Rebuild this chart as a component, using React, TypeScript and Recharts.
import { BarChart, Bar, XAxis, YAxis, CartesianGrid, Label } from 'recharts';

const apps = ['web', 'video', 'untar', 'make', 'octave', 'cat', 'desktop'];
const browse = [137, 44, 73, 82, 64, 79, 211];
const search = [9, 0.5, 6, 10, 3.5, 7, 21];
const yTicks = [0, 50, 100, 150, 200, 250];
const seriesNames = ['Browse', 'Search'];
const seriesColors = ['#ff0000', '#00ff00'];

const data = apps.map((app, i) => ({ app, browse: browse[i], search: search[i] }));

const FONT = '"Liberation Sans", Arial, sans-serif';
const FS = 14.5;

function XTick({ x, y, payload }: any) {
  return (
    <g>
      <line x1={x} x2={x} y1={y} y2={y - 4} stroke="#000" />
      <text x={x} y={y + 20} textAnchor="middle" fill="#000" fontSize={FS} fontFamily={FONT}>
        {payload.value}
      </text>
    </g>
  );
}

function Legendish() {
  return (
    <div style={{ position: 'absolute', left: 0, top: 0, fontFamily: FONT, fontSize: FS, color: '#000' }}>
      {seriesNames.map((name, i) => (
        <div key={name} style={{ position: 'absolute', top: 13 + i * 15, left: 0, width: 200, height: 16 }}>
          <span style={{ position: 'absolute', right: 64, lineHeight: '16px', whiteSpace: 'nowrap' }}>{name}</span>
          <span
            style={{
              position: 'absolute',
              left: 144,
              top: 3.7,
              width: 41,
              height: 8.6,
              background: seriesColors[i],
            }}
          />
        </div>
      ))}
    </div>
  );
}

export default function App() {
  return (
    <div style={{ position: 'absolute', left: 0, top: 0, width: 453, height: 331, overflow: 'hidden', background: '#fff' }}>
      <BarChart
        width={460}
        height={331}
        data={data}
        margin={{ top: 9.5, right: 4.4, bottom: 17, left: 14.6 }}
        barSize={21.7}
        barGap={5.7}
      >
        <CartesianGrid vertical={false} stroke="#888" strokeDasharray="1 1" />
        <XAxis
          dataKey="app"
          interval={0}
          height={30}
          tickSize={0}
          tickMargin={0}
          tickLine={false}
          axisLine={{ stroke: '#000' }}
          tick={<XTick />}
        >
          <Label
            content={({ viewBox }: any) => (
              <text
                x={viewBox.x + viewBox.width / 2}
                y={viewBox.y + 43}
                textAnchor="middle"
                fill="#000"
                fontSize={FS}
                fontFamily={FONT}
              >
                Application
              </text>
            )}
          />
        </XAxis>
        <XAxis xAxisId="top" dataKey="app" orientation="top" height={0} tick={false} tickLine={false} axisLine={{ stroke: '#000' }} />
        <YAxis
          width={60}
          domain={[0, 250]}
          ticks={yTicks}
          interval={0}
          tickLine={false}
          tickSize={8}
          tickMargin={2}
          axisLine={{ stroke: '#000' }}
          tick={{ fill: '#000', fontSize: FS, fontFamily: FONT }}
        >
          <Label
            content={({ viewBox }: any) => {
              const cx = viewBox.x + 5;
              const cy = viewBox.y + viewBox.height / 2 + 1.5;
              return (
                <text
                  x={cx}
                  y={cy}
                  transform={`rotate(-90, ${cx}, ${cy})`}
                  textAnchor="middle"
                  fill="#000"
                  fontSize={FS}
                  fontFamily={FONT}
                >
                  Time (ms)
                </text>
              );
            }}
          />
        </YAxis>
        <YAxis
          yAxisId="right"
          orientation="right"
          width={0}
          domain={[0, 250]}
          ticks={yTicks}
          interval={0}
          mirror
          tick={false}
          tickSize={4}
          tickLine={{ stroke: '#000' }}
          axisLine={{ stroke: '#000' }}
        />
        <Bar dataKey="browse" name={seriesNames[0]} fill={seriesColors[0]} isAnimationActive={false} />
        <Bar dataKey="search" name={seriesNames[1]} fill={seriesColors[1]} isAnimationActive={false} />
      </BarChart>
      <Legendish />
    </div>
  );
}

----------------

Requirements:
Exactly as they stand, set down the lines from the top of the data through the line with "YAxis, CartesianGrid, Label".

Reply:
Rebuild this chart as a component, using React, TypeScript and Recharts.
import { BarChart, Bar, XAxis, YAxis, CartesianGrid, Label } from 'recharts';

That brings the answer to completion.